Mit einer E-Mail vom 29.01.2017 lehnte der Bf die Teilnahme an einer Bildungsmaßnahme ab, unter Hinweis auf seine gesundheitlichen Probleme sowie den fehlenden PKW und seine Unfähigkeit, öffentliche Verkehrsmittel zu benutzen.

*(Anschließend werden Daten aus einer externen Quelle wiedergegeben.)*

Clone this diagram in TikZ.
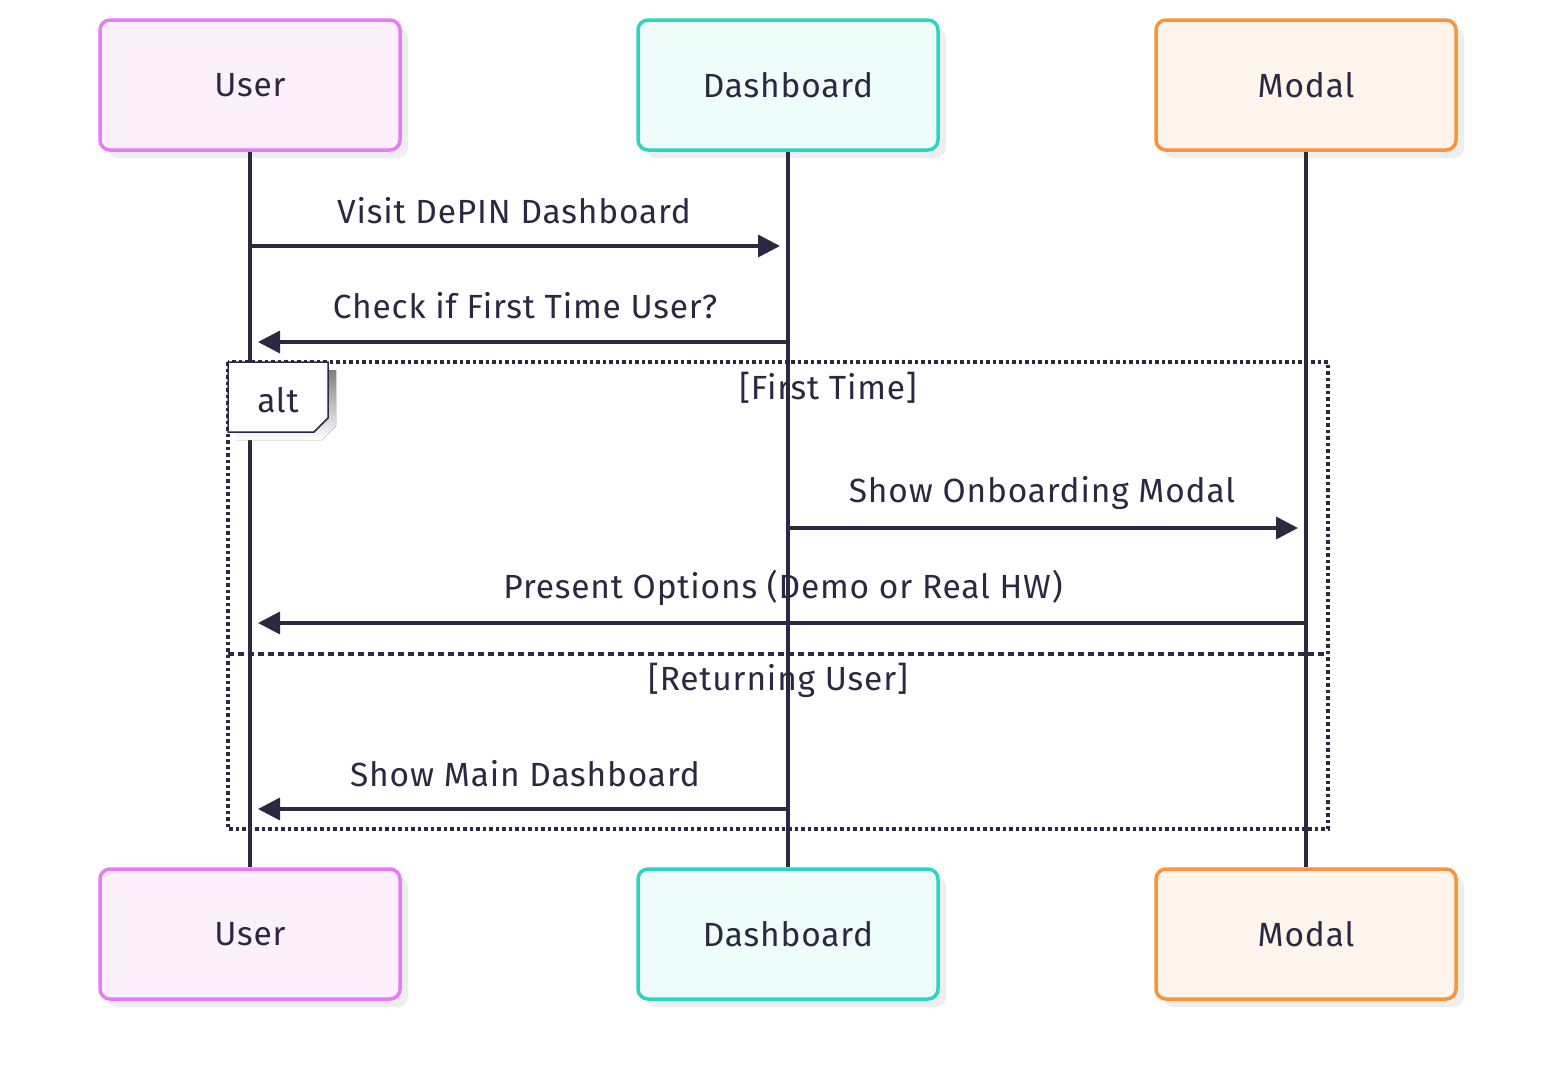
\documentclass[tikz,border=0pt]{standalone}
\usepackage{fontspec}
\setmainfont[LetterSpace=2.5]{Fira Sans}
\usetikzlibrary{arrows.meta,shadows}
\definecolor{ink}{HTML}{2B2942}
\definecolor{userfill}{HTML}{FDF0FD}
\definecolor{userline}{HTML}{E879F9}
\definecolor{dashfill}{HTML}{EFFDFA}
\definecolor{dashline}{HTML}{2DD4BF}
\definecolor{modfill}{HTML}{FFF5EC}
\definecolor{modline}{HTML}{FB923C}
\definecolor{shade}{HTML}{EEEEEE}
\tikzset{
  actor/.style={draw=#1line, fill=#1fill, line width=3.5pt, rounded corners=10pt,
    minimum width=300pt, minimum height=130pt, text=ink,
    drop shadow={shadow xshift=8pt, shadow yshift=-8pt, fill=shade, opacity=1}},
  life/.style={draw=ink, line width=3.5pt},
  msg/.style={draw=ink, line width=3.5pt, -{Triangle[length=22pt,width=22pt]}},
  lbl/.style={text=ink, inner sep=0pt},
  big/.style={font=\fontsize{33.5}{40}\selectfont}
}
\begin{document}
\begin{tikzpicture}[x=1pt,y=-1pt,big]
\useasboundingbox (0,0) rectangle (1556,1082);
% actors
\node[actor=user] (ua) at (250,85) {User};
\node[actor=dash] (da) at (788,85) {Dashboard};
\node[actor=mod] (ma) at (1306,85) {Modal};
\node[actor=user] (ub) at (250,934) {User};
\node[actor=dash] (db) at (788,934) {Dashboard};
\node[actor=mod] (mb) at (1306,934) {Modal};
% alt frame
\draw[ink, line width=3.5pt, dash pattern=on 3.5pt off 3pt] (228,362) rectangle (1328,829);
\draw[ink, line width=3.5pt, dash pattern=on 6pt off 4pt] (228,654) -- (1328,654);
% labels
\node[lbl] (l1) at (514,211) {Visit DePIN Dashboard};
\node[lbl] (l2) at (525,306) {Check if First Time User?};
\node[lbl] (g1) at (828,388) {[First Time]};
\node[lbl] (l3) at (1042,493) {Show Onboarding Modal};
\node[lbl] (l4) at (783,588) {Present Options (Demo or Real HW)};
\node[lbl] (g2) at (778,680) {[Returning User]};
\node[lbl] (l5) at (525,774) {Show Main Dashboard};
% lifelines
\draw[life] (ua.south) -- (ub.north);
\draw[life] (da.south) -- (db.north);
\draw[life] (ma.south) -- (mb.north);
% alt label box
\fill[shade] (236,370) -- (336,370) -- (336,426) -- (322,440) -- (236,440) -- cycle;
\draw[ink, fill=white, line width=1.5pt] (228,362) -- (328,362) -- (328,418) -- (314,432) -- (228,432) -- cycle;
\node[lbl] (alt) at (278,400) {alt};
% message endpoints
\coordinate (u1) at (250,246); \coordinate (d1) at (788,246);
\coordinate (d2) at (788,342); \coordinate (u2) at (250,342);
\coordinate (d3) at (788,528); \coordinate (m3) at (1306,528);
\coordinate (m4) at (1306,623); \coordinate (u4) at (250,623);
\coordinate (d5) at (788,809); \coordinate (u5) at (250,809);
\draw[msg, shorten >=8pt] (u1) -- (d1);
\draw[msg, shorten >=8pt] (d2) -- (u2);
\draw[msg, shorten >=8pt] (d3) -- (m3);
\draw[msg, shorten >=8pt] (m4) -- (u4);
\draw[msg, shorten >=8pt] (d5) -- (u5);
\end{tikzpicture}
\end{document}
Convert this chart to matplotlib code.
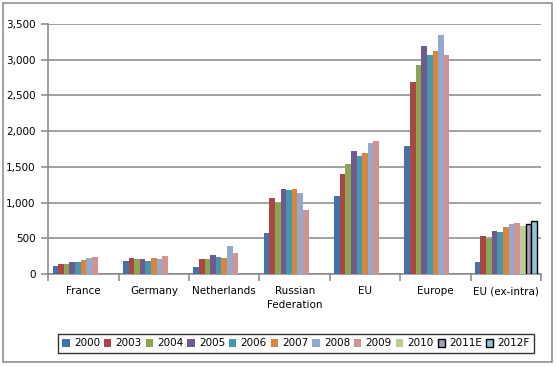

Daraufhin erließ der Bg am 02.02.2017 einen Eingliederungsverwaltungsakt gemäß § 15 Abs. 3 Satz 3 SGB II, mit dem die Eingliederungsvereinbarung "vom 02.02.2017" fortgeschrieben werde mit einer Gültigkeit "von 02.02.2017 bis auf weiteres". Eine Eingliederungsvereinbarung sei nicht zu Stande gekommen. Der Bescheid vom 02.02.2017 wiederholte den Inhalt des Eingliederungsverwaltungsakts vom 12.01.2017 und sah zusätzlich die Teilnahme des Bf am Bewerbungscenter bei den Beruflichen Fortbildungszentren der Bayerischen Wirtschaft mit den Bausteinen: Einführung in das Bewerbungscenter, Bewerbungscoaching, aktive IT-gestützte Bewerbungsbemühungen, Eigenrecherche sowie weitere Schulungsmodule für die Dauer von zwei Wochen jeweils Montag bis Freitag von 8:30 Uhr bis 12:30 Uhr vor. Die Einladung würde direkt vom Träger zugeschickt werden.